Rows from a dataset of charts and code
►
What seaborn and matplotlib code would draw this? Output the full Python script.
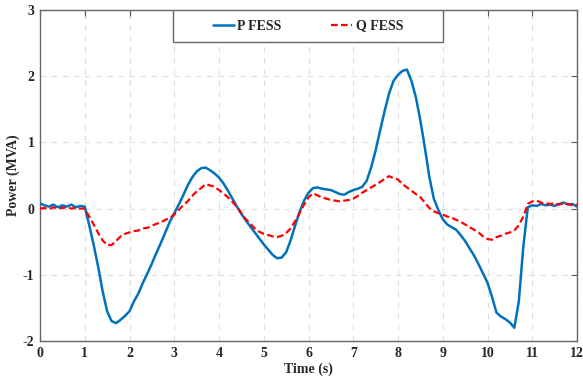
import numpy as np
import pandas as pd
import matplotlib
matplotlib.use("Agg")
import matplotlib.pyplot as plt
from matplotlib.patches import Rectangle
import seaborn as sns

# time axis (s), 0.1 s resolution
time_s = [round(0.1 * i, 1) for i in range(121)]

p_fess = [
    0.08, 0.05, 0.03, 0.06, 0.02, 0.05, 0.03, 0.06, 0.02, 0.04,
    0.03, -0.25, -0.55, -0.88, -1.25, -1.55, -1.70, -1.73, -1.68, -1.62,
    -1.55, -1.40, -1.28, -1.12, -0.98, -0.83, -0.67, -0.52, -0.36, -0.20,
    -0.07, 0.06, 0.20, 0.35, 0.47, 0.56, 0.61, 0.62, 0.58, 0.53,
    0.47, 0.38, 0.27, 0.15, 0.03, -0.08, -0.18, -0.27, -0.36, -0.45,
    -0.54, -0.62, -0.70, -0.75, -0.74, -0.66, -0.48, -0.26, -0.05, 0.12,
    0.24, 0.31, 0.32, 0.30, 0.29, 0.28, 0.25, 0.22, 0.21, 0.25,
    0.28, 0.30, 0.33, 0.42, 0.62, 0.88, 1.18, 1.47, 1.74, 1.93,
    2.02, 2.08, 2.10, 1.93, 1.68, 1.33, 0.92, 0.48, 0.15, -0.02,
    -0.16, -0.24, -0.28, -0.32, -0.40, -0.49, -0.60, -0.71, -0.84, -0.98,
    -1.12, -1.33, -1.57, -1.63, -1.67, -1.72, -1.80, -1.40, -0.58, 0.02,
    0.05, 0.04, 0.07, 0.05, 0.06, 0.04, 0.07, 0.09, 0.06, 0.07,
    0.03,
]

q_fess = [
    0.00, 0.01, -0.01, 0.02, 0.00, 0.01, 0.02, 0.00, 0.01, 0.00,
    0.00, -0.12, -0.24, -0.37, -0.48, -0.55, -0.55, -0.49, -0.42, -0.38,
    -0.36, -0.34, -0.33, -0.30, -0.29, -0.26, -0.23, -0.21, -0.17, -0.14,
    -0.09, -0.02, 0.05, 0.11, 0.19, 0.26, 0.31, 0.37, 0.35, 0.33,
    0.28, 0.23, 0.17, 0.10, 0.03, -0.07, -0.16, -0.23, -0.30, -0.35,
    -0.38, -0.40, -0.42, -0.43, -0.41, -0.37, -0.30, -0.19, -0.07, 0.06,
    0.17, 0.23, 0.20, 0.17, 0.15, 0.13, 0.12, 0.11, 0.12, 0.13,
    0.15, 0.19, 0.24, 0.28, 0.32, 0.36, 0.40, 0.45, 0.49, 0.46,
    0.44, 0.37, 0.32, 0.27, 0.22, 0.17, 0.09, 0.01, -0.04, -0.07,
    -0.09, -0.12, -0.14, -0.17, -0.20, -0.24, -0.28, -0.32, -0.36, -0.42,
    -0.46, -0.47, -0.43, -0.41, -0.38, -0.36, -0.33, -0.25, -0.12, 0.07,
    0.11, 0.12, 0.09, 0.08, 0.07, 0.08, 0.06, 0.08, 0.07, 0.05,
    0.06,
]

x_ticks = list(range(0, 13))
y_ticks = [-2, -1, 0, 1, 2, 3]
series_names = ["P FESS", "Q FESS"]

sns.set_style("white")
plt.rcParams["font.family"] = ["Liberation Serif", "DejaVu Serif"]
plt.rcParams["font.weight"] = "bold"

fig = plt.figure(figsize=(5.83, 3.81), dpi=100)
ax = fig.add_axes([40 / 583, 40 / 381, 537 / 583, 331 / 381])

df = pd.DataFrame({"t": time_s, "P": p_fess, "Q": q_fess})
sns.lineplot(data=df, x="t", y="P", ax=ax, color="#0072BD", linewidth=1.8,
             label=series_names[0], zorder=3)
sns.lineplot(data=df, x="t", y="Q", ax=ax, color="#FF0000", linewidth=1.6,
             label=series_names[1], zorder=4, dashes=False)
ax.lines[1].set_dashes([3, 1.5])

ax.set_xlim(0, 12)
ax.set_ylim(-2, 3)
ax.set_xticks(x_ticks)
ax.set_yticks(y_ticks)
ax.set_xticklabels([str(v) for v in x_ticks], fontsize=10, fontweight="bold")
ax.set_yticklabels([str(v) for v in y_ticks], fontsize=10, fontweight="bold")
ax.set_xlabel("Time (s)", fontsize=10, fontweight="bold", labelpad=2)
ax.set_ylabel("Power (MVA)", fontsize=10, fontweight="bold", labelpad=2)

ax.grid(True, color="#dddddd", linestyle=(0, (5, 5)), linewidth=0.8)
ax.set_axisbelow(True)
for s in ax.spines.values():
    s.set_color("#666666")
    s.set_linewidth(1.0)
ax.tick_params(direction="in", length=4, width=0.8, color="#555555",
               top=True, right=True, pad=4)

# legend box
rect = Rectangle((133 / 537, 1 - 32 / 331), 270 / 537, 32 / 331,
                 transform=ax.transAxes, facecolor="white",
                 edgecolor="#666666", linewidth=1.0, zorder=9)
ax.add_patch(rect)
leg = ax.legend(loc="center", bbox_to_anchor=(268 / 537, 1 - 16 / 331),
                ncol=2, frameon=False, prop={"weight": "bold", "size": 10},
                handlelength=1.5, handletextpad=0.25, columnspacing=3.6)
leg.set_zorder(10)

fig.savefig("out.png", dpi=100)
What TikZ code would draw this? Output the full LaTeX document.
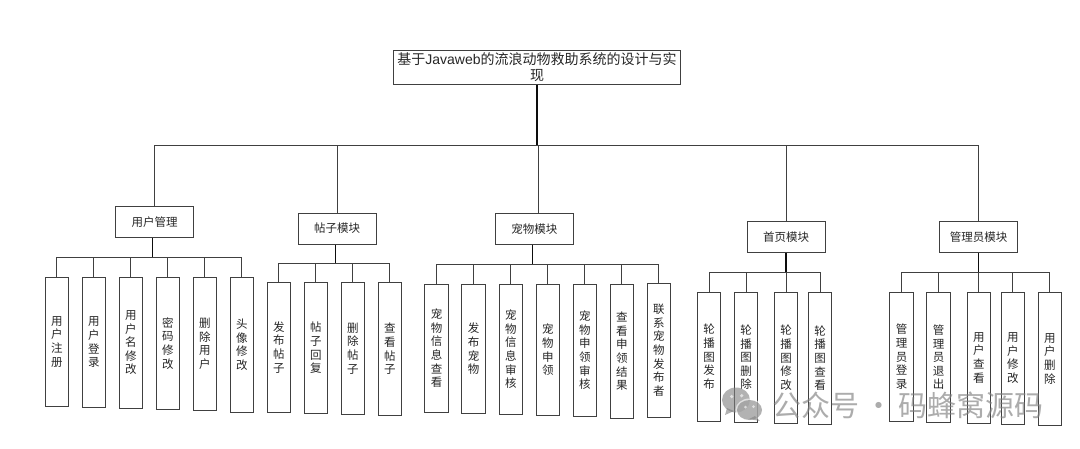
\documentclass[tikz,border=0pt]{standalone}
\usepackage{fontspec}
\setmainfont{Liberation Sans}
\newfontfamily\cjk{Noto Sans CJK SC}
\tikzset{
  x=1pt,y=-1pt,
  box/.style={draw=black!75,line width=1pt,fill=white,inner sep=0pt,align=center,text=black!85,font=\cjk\fontsize{11.5}{13.6}\selectfont},
  mod/.style={box,minimum width=78pt,minimum height=31pt},
  leaf/.style={box,minimum width=23.6pt},
  link/.style={draw=black!75,line width=1pt,line cap=rect},
  trunk/.style={draw=black!95,line width=1.2pt},
}
% \leafnode{name}{cx}{top}{bottom}{text}
\newcommand{\leafnode}[5]{%
  \pgfmathsetmacro{\lh}{#4-#3}\pgfmathsetmacro{\lc}{(#4+#3)/2}%
  \node[leaf,minimum height=\lh pt] (#1) at (#2,\lc) {#5};%
}
\begin{document}
\begin{tikzpicture}
\path[use as bounding box,fill=white] (0,0) rectangle (1080,448);
% root
\node[box,minimum width=287.4pt,minimum height=34.3pt,font=\cjk\fontsize{14}{15.5}\selectfont] (root) at (537,67.2)
  {基于{\fontspec{Liberation Sans}Javaweb}的流浪动物救助系统的设计与实\\现};
% modules
\node[mod] (m1) at (154.5,222.2) {用户管理};
\node[mod] (m2) at (337,228.5) {帖子模块};
\node[mod] (m3) at (534.3,228.7) {宠物模块};
\node[mod] (m4) at (786.2,237) {首页模块};
\node[mod] (m5) at (978.7,237) {管理员模块};
% top bus
\coordinate (busT) at (537,145);
\coordinate (busL) at (154.5,145);
\coordinate (busR) at (978.7,145);
\coordinate (drop3) at (538.5,145);
\coordinate (drop3b) at (538.5,212.8);
\draw[trunk] (root.south) -- (busT);
\draw[link] (busL) -- (busR);
\draw[link] (busL) -- (m1.north);
\draw[link] (m2.north |- busT) -- (m2.north);
\draw[link] (drop3) -- (drop3b);
\draw[link] (m4.north |- busT) -- (m4.north);
\draw[link] (busR) -- (m5.north);
% leaves: user
\leafnode{a1}{56.8}{277.3}{406.3}{用\\户\\注\\册}
\leafnode{a2}{93.8}{277.3}{407.3}{用\\户\\登\\录}
\leafnode{a3}{130.8}{277.3}{408.3}{用\\户\\名\\修\\改}
\leafnode{a4}{167.8}{277.3}{409.3}{密\\码\\修\\改}
\leafnode{a5}{204.8}{277.3}{410.3}{删\\除\\用\\户}
\leafnode{a6}{241.8}{277.3}{412}{头\\像\\修\\改}
% leaves: post
\leafnode{b1}{278.8}{282.7}{412}{发\\布\\帖\\子}
\leafnode{b2}{315.8}{282.7}{413}{帖\\子\\回\\复}
\leafnode{b3}{352.8}{282.7}{414}{删\\除\\帖\\子}
\leafnode{b4}{389.8}{282.7}{415}{查\\看\\帖\\子}
% leaves: pet
\leafnode{c1}{436.5}{284}{412.7}{宠\\物\\信\\息\\查\\看}
\leafnode{c2}{473.5}{284}{413.7}{发\\布\\宠\\物}
\leafnode{c3}{510.8}{284}{414.7}{宠\\物\\信\\息\\审\\核}
\leafnode{c4}{547.8}{284}{415.7}{宠\\物\\申\\领}
\leafnode{c5}{584.8}{284}{416.7}{宠\\物\\申\\领\\审\\核}
\leafnode{c6}{621.8}{284}{418.7}{查\\看\\申\\领\\结\\果}
\leafnode{c7}{658.8}{283}{417.3}{联\\系\\宠\\物\\发\\布\\者}
% leaves: home
\leafnode{d1}{709}{292.3}{421.3}{轮\\播\\图\\发\\布}
\leafnode{d2}{746}{292.3}{422.3}{轮\\播\\图\\删\\除}
\leafnode{d3}{786}{292.3}{423.3}{轮\\播\\图\\修\\改}
\leafnode{d4}{820}{292.3}{424}{轮\\播\\图\\查\\看}
% leaves: admin
\leafnode{e1}{901.5}{292.3}{421.3}{管\\理\\员\\登\\录}
\leafnode{e2}{938.5}{292.3}{422.3}{管\\理\\员\\退\\出}
\leafnode{e3}{978.8}{292.3}{423.3}{用\\户\\查\\看}
\leafnode{e4}{1012.8}{292.3}{424}{用\\户\\修\\改}
\leafnode{e5}{1049.8}{292.3}{425}{用\\户\\删\\除}
% buses
\coordinate (t1) at (152.7,257.7);
\coordinate (t2) at (335.3,263.7);
\coordinate (t3) at (532.3,264);
\coordinate (t4) at (786,272.3);
\coordinate (t5) at (978.7,272.3);
\draw[trunk] (m1.south -| t1) -- (t1);
\draw[trunk] (m2.south -| t2) -- (t2);
\draw[trunk] (m3.south -| t3) -- (t3);
\draw[trunk] (m4.south -| t4) -- (t4);
\draw[trunk] (m5.south -| t5) -- (t5);
\foreach \f/\l/\t/\lst in {a1/a6/t1/{a1,a2,a3,a4,a5,a6},b1/b4/t2/{b1,b2,b3,b4},c1/c7/t3/{c1,c2,c3,c4,c5,c6,c7},d1/d4/t4/{d1,d2,d3,d4},e1/e5/t5/{e1,e2,e3,e4,e5}}{
  \draw[link] (\f.north |- \t) -- (\l.north |- \t);
  \foreach \n in \lst { \draw[link] (\n.north |- \t) -- (\n.north); }
}
% watermark
\begin{scope}[opacity=0.6]
\fill[black!50] (736,400) ellipse [x radius=14pt,y radius=12.5pt];
\fill[black!50] (727,408) -- (725,415) -- (734,411) -- cycle;
\fill[white] (731.7,396.5) circle (1.8pt) (741.7,395.7) circle (1.8pt);
\fill[white] (749.5,410) ellipse [x radius=14pt,y radius=11.5pt];
\fill[black!50] (749.5,410) ellipse [x radius=12.5pt,y radius=10pt];
\fill[black!50] (755,416) -- (760,421) -- (749,419) -- cycle;
\fill[white] (745.5,407) circle (1.5pt) (753.5,406.7) circle (1.5pt);
\end{scope}
\node[anchor=center,inner sep=0pt,text=black!50,text opacity=0.65,font=\cjk\fontsize{29}{30}\selectfont] (wm) at (908,405) {公众号\,·\,码蜂窝源码};
\end{tikzpicture}
\end{document}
◄
Short exercise
From the first line above to the line containing "time_s = [round(0.1", repeat each line exactly. Pictures stay out.

The completed task
What seaborn and matplotlib code would draw this? Output the full Python script.
import numpy as np
import pandas as pd
import matplotlib
matplotlib.use("Agg")
import matplotlib.pyplot as plt
from matplotlib.patches import Rectangle
import seaborn as sns

# time axis (s), 0.1 s resolution
time_s = [round(0.1 * i, 1) for i in range(121)]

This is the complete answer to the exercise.